Sarah Paulson on Why Women Work Better Together (Guest Column)

Sarah Paulson on Why Women Work Better Together (Guest Column)

The 'American Horror Story' star challenges the narrative that females are always in competition — and reveals how overcoming that idea on Ryan Murphy sets revitalized her career.

I was raised with this idea that women don't work well together — not by my parents, but environmentally, societally and culturally, I was conditioned to think that women didn't get along. Female relationships are often depicted on film as contentious (unhinged jealousy, competing for the same man, same job, that dress at a sample sale), and somehow that narrative penetrated my own way of thinking. The only way to get a seat at the table is by elbowing other women out of the way.

This business can feed into that falsehood. The way actors procure jobs is how this narrative can be born, bred and fed. Competing is part of the game — and in trying to be the one who is chosen, it can be hard to not make decisions based on what others expect of you. Your personal compass becomes unreadable. When I was new to Los Angeles, I got a meeting with a powerful female agent whom I was desperate to have represent me. I showed up to meet her wearing something I thought looked nice, something that felt like me. She looked closely and said, "What's wrong with your hair?" (Um, I wasn't sure.) She later called my manager with similar questions: "What was she wearing? What could she have possibly been thinking?" What was I thinking? I don't know, that perhaps this powerful agent was interested in me as a performer? That she thought maybe I had a future? What she was telling me instead was that my appearance wasn't satisfying to her, and perhaps something was "wrong" with me.

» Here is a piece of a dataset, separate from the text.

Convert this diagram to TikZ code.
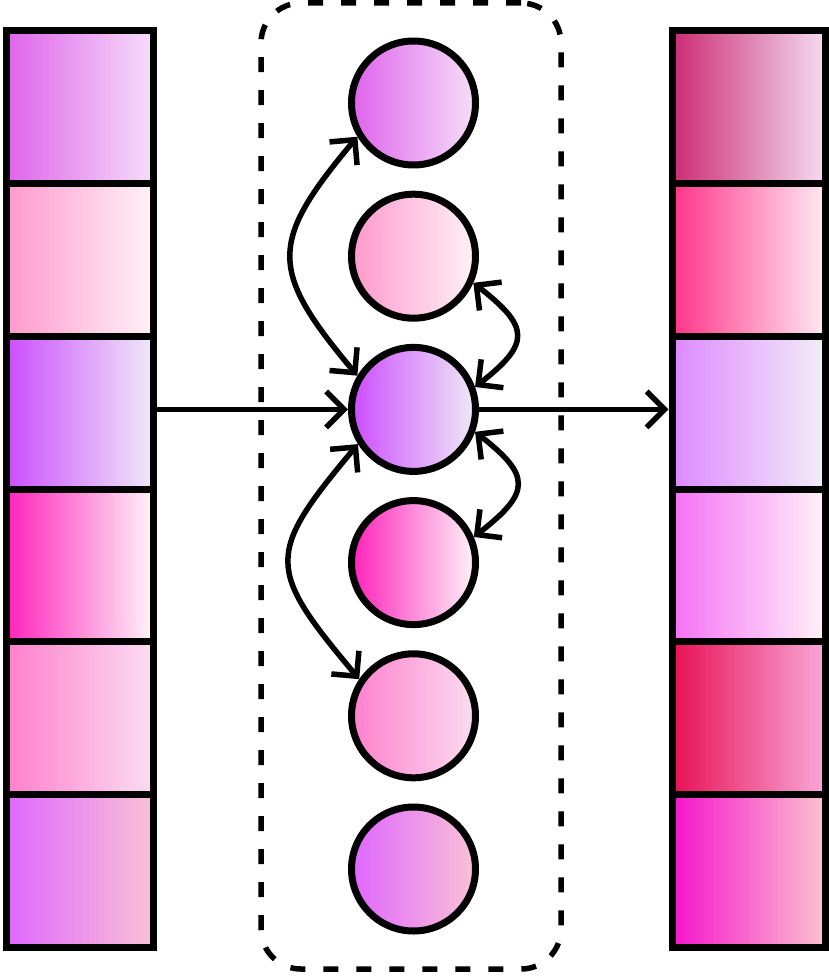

I wish I could say I hadn't signed with her. I did. I wish I could say I didn't stay with her for more than a year. I did. It's not lost on me, however, that while with her, I didn't work very much at all. It's not lost on me now that the reason for that probably had plenty to do with not being free to be me. I don't blame her. I blame myself and my commitment to letting the narrative I had come to subscribe to, guide me. As a woman, I couldn't expect another woman to root for me, much less embrace me and my unintentionally weird outfit and strange hair.

My sense of self is something that I came to later in life, rather recently in fact, because of the kind of people I've been lucky enough to work with — namely Ryan Murphy. He creates an environment where my ideas are heard, and it's a true collaborative experience. He relies on my attention to detail and my curiosity, and he nurtures that in me and in so many women. Take American Horror Story. You've got Kathy Bates, Angela Bassett, Jessica Lange and Connie Britton, all over 40 and getting opportunities to continue to do work that heretofore had been unavailable to most women past a certain age. Working on that show, I came up against my own prejudice, that narrative I had been holding without realizing it, about what it was like to work with women. To realize that I didn't have to succumb to this notion that I erroneously held onto has been not only liberating but incredibly stimulating.

I know now that trying to mold yourself into something you're not by diluting your uniqueness is the surest way to ensure you won't work the way you hope to. I don't just mean that you won't get hired. You will lose that opportunity to discover for yourself what kind of work you want to do — what moves you, what you see. Martha Graham wrote a letter to Agnes de Mille that I always try to hold close, where she describes that preserving one's uniqueness is the greatest responsibility of an artist: "There is a vitality, a life force, an energy, a quickening that is translated through you into action, and because there is only one of you in all of time, this expression is unique. And if you block it, it will never exist through any other medium and it will be lost. The world will not have it … It is your business to keep it yours clearly and directly, to keep the channel open … You have to keep yourself open and aware to the urges that motivate you."

If I had known this from the beginning of my career, who knows what might have happened. All I know is that I'm grateful to know it now, and I won't soon forget it.